War and militarism fuel climate change. "The Pentagon is the single greatest institutional consumer of fossil fuels," notes Environmentalists Against War Gar Smith. . . Oil barrels and gun barrels both pose a threat to our survival. The amount of oil burned -- and the burden of smoke released - increases whenever the Pentagon goes to war."

We should not cower in fear, counsels Professor of Theology and Culture Mark Lewis Taylor. "Privileged citizens and residents need to bare their rage at the structures of abuse. . . we need to renew our commitments to the political movements on the ground and at work in contesting both the right and the 'lesser evil' of today's corporate and imperial state." But "any fresh vanguard for revolutionary change, must come from the most vulnerable themselves, from the communities long targeted by racist and misogynous power in the history of U.S. capitalism's structural violence. It is these communities' movements that put material pressure on the more privileged and protected to resist the corporate state.

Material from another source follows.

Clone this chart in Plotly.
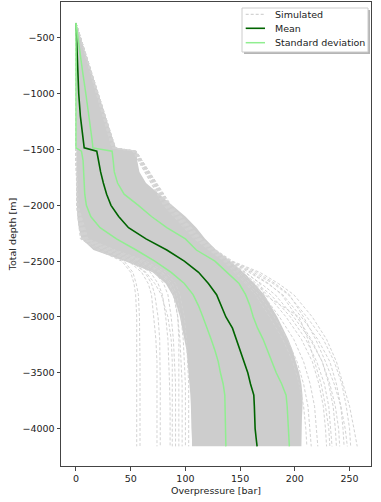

"Those most vulnerable to a Trump regime are not powerless. They are not primarily -- surely not only -- victims. They are also resisters with powers for throwing off oppression, building movements for justice and to redress wrongs and imagine new political life. All the while they can also extend at times astonishing acts of love and human dignity."

"Donald Trump is a threat to the future of our planet, the safety of our communities, and the health of our families," charge organizers. "The new administration has attacked the hard-won protections of our climate, health, and communities, and the rights of people of color, workers, indigenous people, immigrants, women, LGBTQIA, young people, and more.

"Let's stand together for justice, jobs, peace and planet."